_Task prompt:_
Find each line containing the string "script" and return it.
[begin Dataset excerpts]
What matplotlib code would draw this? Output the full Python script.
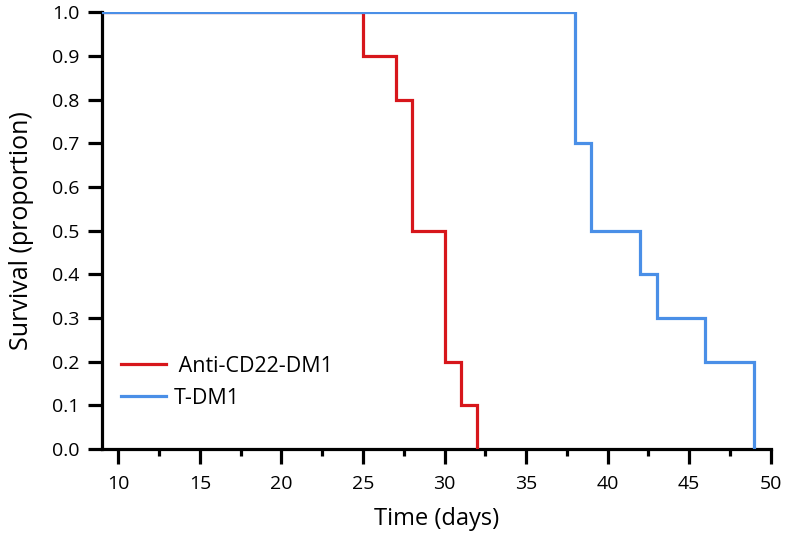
import matplotlib
matplotlib.use("Agg")
import matplotlib.pyplot as plt
from matplotlib.ticker import MultipleLocator

plt.rcParams['font.family'] = ['Open Sans', 'DejaVu Sans']

# Data: Kaplan-Meier step curves (time in days, survival proportion)
red_label = " Anti-CD22-DM1"
red_times = [9, 25, 27, 28, 30, 31, 32]
red_surv = [1.0, 0.9, 0.8, 0.5, 0.2, 0.1, 0.0]

blue_label = "T-DM1"
blue_times = [9, 38, 39, 42, 43, 46, 49]
blue_surv = [1.0, 0.7, 0.5, 0.4, 0.3, 0.2, 0.0]

x_ticks = [10, 15, 20, 25, 30, 35, 40, 45, 50]
y_ticks = [0.0, 0.1, 0.2, 0.3, 0.4, 0.5, 0.6, 0.7, 0.8, 0.9, 1.0]

fig = plt.figure(figsize=(7.86, 5.36), dpi=100)
ax = fig.add_axes([0.1298, 0.1623, 0.9805 - 0.1298, 0.9767 - 0.1623])

ax.step(red_times, red_surv, where='post', color='#D7161B', lw=2.3, label=red_label,
        solid_joinstyle='miter', zorder=3)
ax.step(blue_times, blue_surv, where='post', color='#4A8FE7', lw=2.3, label=blue_label,
        solid_joinstyle='miter', zorder=4)

ax.set_xlim(9, 50)
ax.set_ylim(0, 1.0)
ax.set_xticks(x_ticks)
ax.set_yticks(y_ticks)
ax.set_yticklabels([f"{v:.1f}" for v in y_ticks])
ax.xaxis.set_minor_locator(MultipleLocator(2.5))

for s in ['top', 'right']:
    ax.spines[s].set_visible(False)
for s in ['left', 'bottom']:
    ax.spines[s].set_linewidth(2.3)
    ax.spines[s].set_capstyle('projecting')

ax.tick_params(axis='x', which='major', length=10.5, width=2.3, direction='out',
               labelsize=14, colors='black', pad=8)
ax.tick_params(axis='y', which='major', length=10, width=2.3, direction='out',
               labelsize=14, colors='black', pad=6.5)
ax.tick_params(axis='x', which='minor', length=5, width=2.3, direction='out')
ax.tick_params(axis='y', which='minor', length=0)

ax.set_xlabel("Time (days)", fontsize=17, labelpad=10)
ax.set_ylabel("Survival (proportion)", fontsize=18, labelpad=13)

leg = ax.legend(loc='center left', bbox_to_anchor=(0.028, 0.153), frameon=False,
                fontsize=15.5, handlelength=2.1, handletextpad=0.35, labelspacing=0.52,
                borderaxespad=0.0, borderpad=0.0)

fig.savefig("out.png", dpi=100)
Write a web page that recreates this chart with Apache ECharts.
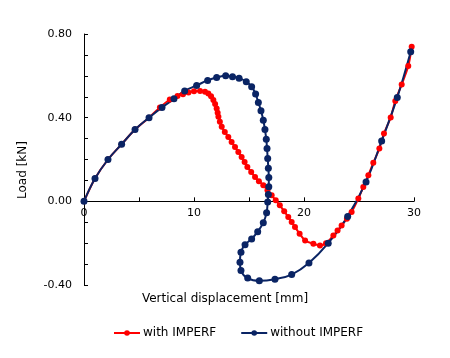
<!DOCTYPE html>
<html>
<head>
<meta charset="utf-8">
<script src="https://cdn.jsdelivr.net/npm/echarts@6/dist/echarts.min.js"></script>
<style>
html,body{margin:0;padding:0;background:#fff;}
#chart{width:450px;height:358px;}
</style>
</head>
<body>
<div id="chart"></div>
<script>
var seriesNames = ['with IMPERF', 'without IMPERF'];
var xAxisTitle = 'Vertical displacement [mm]';
var yAxisTitle = 'Load [kN]';
var xTickLabels = [0, 10, 20, 30];
var yTickLabels = [-0.40, 0.00, 0.40, 0.80];

var withImperf = [
  [0,0],[1.0,0.109],[2.18,0.20],[3.42,0.273],[4.64,0.343],[5.91,0.40],[6.9,0.449],[7.8,0.487],
  [8.5,0.503],[9.0,0.512],[9.5,0.52],[10.0,0.526],[10.55,0.528],[11.0,0.524],[11.3,0.516],
  [11.55,0.502],[11.76,0.484],[11.92,0.465],[12.06,0.444],[12.15,0.424],[12.22,0.404],
  [12.35,0.38],[12.52,0.356],[12.8,0.332],[13.12,0.308],[13.42,0.284],[13.73,0.26],
  [14.03,0.236],[14.33,0.212],[14.6,0.188],[14.85,0.164],[15.2,0.14],[15.55,0.116],
  [15.9,0.096],[16.3,0.077],[16.68,0.053],[17.06,0.029],[17.43,0.005],[17.8,-0.019],
  [18.2,-0.047],[18.57,-0.075],[18.88,-0.099],[19.18,-0.123],[19.6,-0.155],[20.1,-0.187],
  [20.85,-0.203],[21.45,-0.211],[22.0,-0.2],[22.67,-0.163],[23.05,-0.14],[23.42,-0.115],
  [23.9,-0.083],[24.33,-0.051],[24.94,0.013],[25.39,0.069],[25.85,0.125],[26.3,0.184],
  [26.85,0.252],[27.27,0.324],[27.88,0.401],[28.3,0.48],[28.88,0.559],[29.48,0.647],[29.79,0.739]
];
var withoutImperf = [
  [0,0],[1.0,0.109],[2.18,0.20],[3.42,0.273],[4.64,0.343],[5.91,0.40],[7.09,0.449],[8.18,0.49],
  [9.15,0.528],[10.24,0.554],[11.24,0.578],[12.06,0.592],[12.88,0.60],[13.5,0.596],[14.1,0.589],
  [14.75,0.572],[15.24,0.548],[15.6,0.513],[15.85,0.473],[16.09,0.433],[16.3,0.388],[16.45,0.343],
  [16.57,0.297],[16.64,0.252],[16.7,0.205],[16.76,0.158],[16.8,0.114],[16.8,0.07],[16.76,0.033],
  [16.7,-0.003],[16.6,-0.054],[16.3,-0.102],[15.79,-0.145],[15.24,-0.18],[14.64,-0.207],
  [14.27,-0.243],[14.18,-0.291],[14.27,-0.331],[14.88,-0.367],[15.94,-0.38],[17.36,-0.372],
  [18.88,-0.35],[20.45,-0.295],[22.2,-0.2],[23.97,-0.072],[25.64,0.093],[27.06,0.289],
  [28.48,0.497],[29.7,0.715]
];

var chart = echarts.init(document.getElementById('chart'), null, {renderer:'canvas'});
var FONT = 'DejaVu Sans';
chart.setOption({
  animation: false,
  backgroundColor: '#fff',
  grid: {left: 84, right: 36, top: 34, bottom: 73},
  xAxis: {
    type: 'value', min: 0, max: 30, interval: 5,
    axisLine: {show: true, onZero: true, lineStyle: {color: '#000', width: 1}},
    axisTick: {show: true, inside: true, length: 4, lineStyle: {color: '#000', width: 1}},
    splitLine: {show: false},
    axisLabel: {show: false}
  },
  yAxis: {
    type: 'value', min: -0.4, max: 0.8, interval: 0.1,
    axisLine: {show: true, lineStyle: {color: '#000', width: 1}},
    axisTick: {show: true, inside: true, length: 4, lineStyle: {color: '#000', width: 1}},
    splitLine: {show: false},
    axisLabel: {
      color: '#000', fontFamily: FONT, fontSize: 11, margin: 12,
      formatter: function (v) {
        for (var i = 0; i < yTickLabels.length; i++) {
          if (Math.abs(v - yTickLabels[i]) < 1e-6) return yTickLabels[i].toFixed(2);
        }
        return '';
      }
    }
  },
  legend: {
    bottom: 14, left: 108,
    itemWidth: 26, itemHeight: 7, itemGap: 24,
    textStyle: {color: '#000', fontFamily: FONT, fontSize: 12, padding: [0,0,0,-2]},
    data: seriesNames
  },
  series: [
    {
      name: seriesNames[0], type: 'line', data: withImperf, smooth: 0.3,
      symbol: 'circle', symbolSize: 6,
      itemStyle: {color: '#ff0000'},
      lineStyle: {color: '#ff0000', width: 2}
    },
    {
      name: seriesNames[1], type: 'line', data: withoutImperf, smooth: 0.4,
      symbol: 'circle', symbolSize: 7,
      itemStyle: {color: '#0a2464'},
      lineStyle: {color: '#0a2464', width: 2}
    }
  ]
});

var els = [
  {type: 'text', left: 'center', top: 293, style: {text: xAxisTitle, fill: '#000', font: '12px "DejaVu Sans"'}},
  {type: 'text', x: 23, y: 170, rotation: Math.PI / 2,
    style: {text: yAxisTitle, fill: '#000', font: '12px "DejaVu Sans"', align: 'center', verticalAlign: 'middle'}}
];
xTickLabels.forEach(function (v) {
  var p = chart.convertToPixel({xAxisIndex: 0, yAxisIndex: 0}, [v, 0]);
  els.push({
    type: 'text', x: p[0], y: p[1] + 6, z: 10,
    style: {text: String(v), fill: '#000', font: '11px "DejaVu Sans"', align: 'center', verticalAlign: 'top'}
  });
});
chart.setOption({graphic: els});
</script>
</body>
</html>
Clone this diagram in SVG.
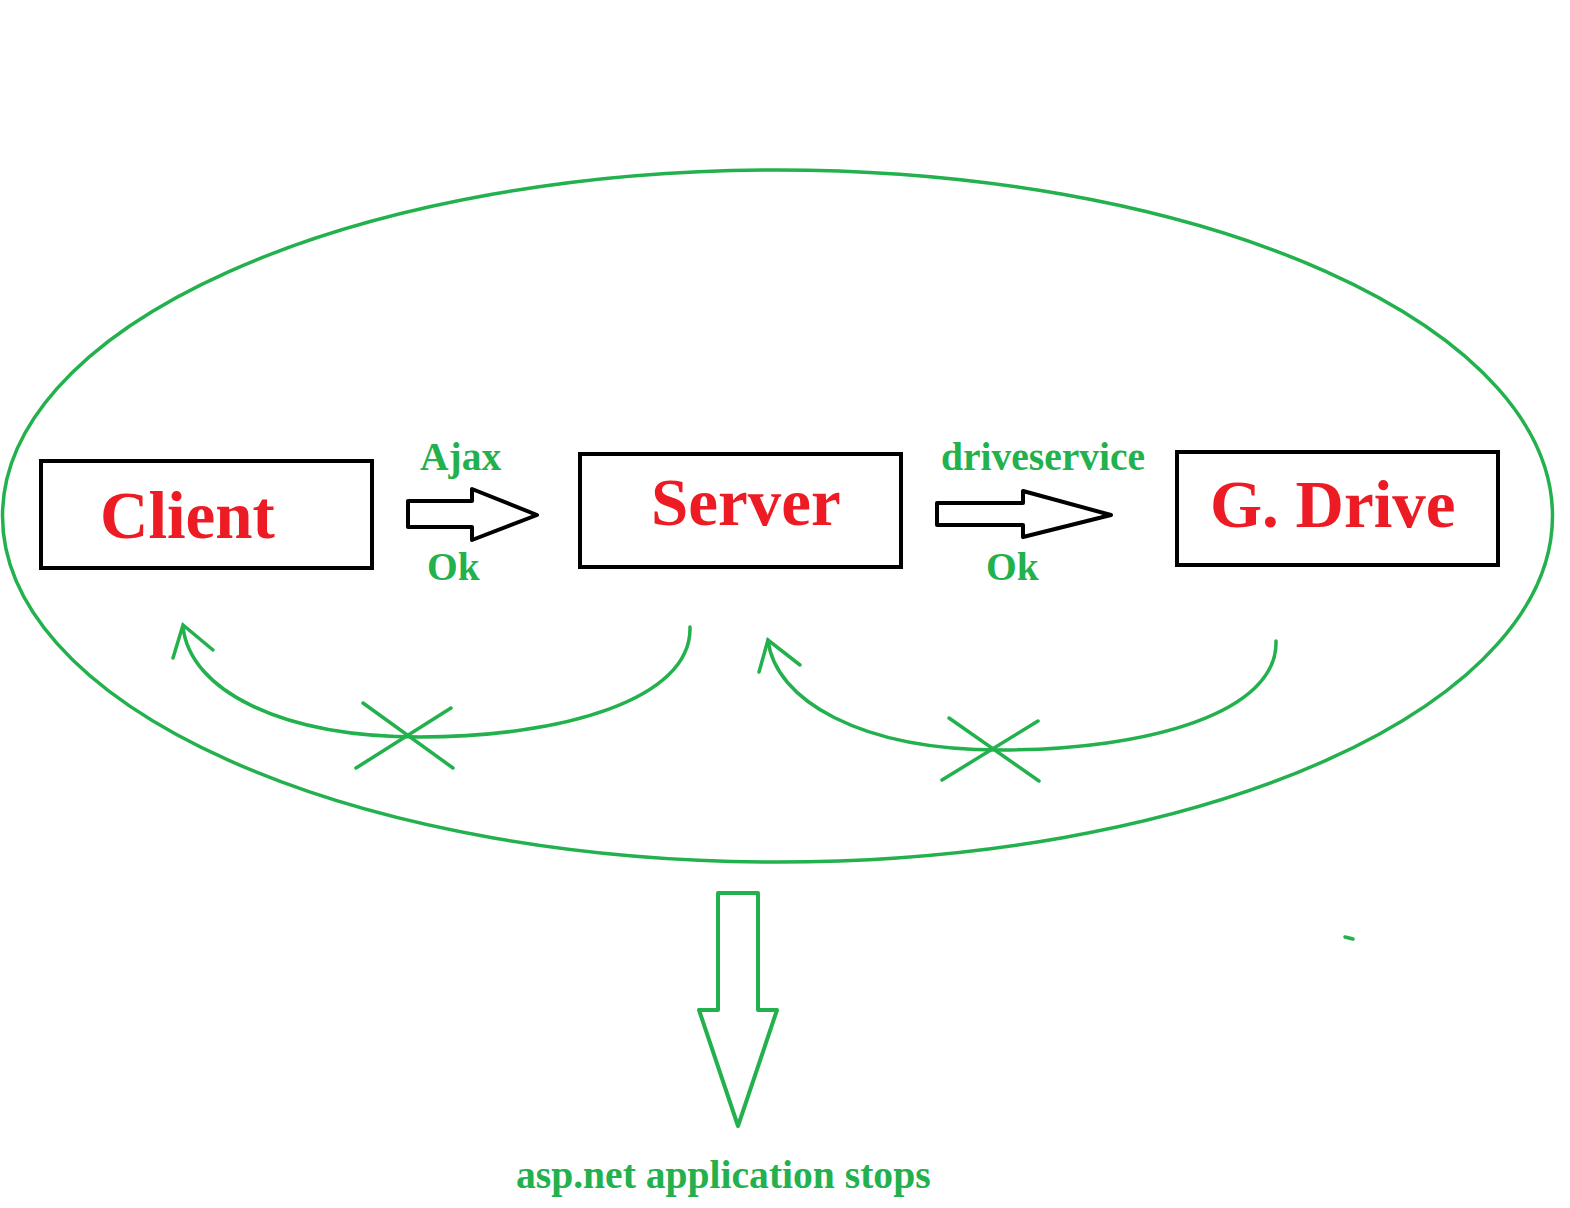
[end Dataset excerpts]
_Answer in full:_
What matplotlib code would draw this? Output the full Python script.
<script src="https://cdn.jsdelivr.net/npm/echarts@6/dist/echarts.min.js"></script>
<script>
</script>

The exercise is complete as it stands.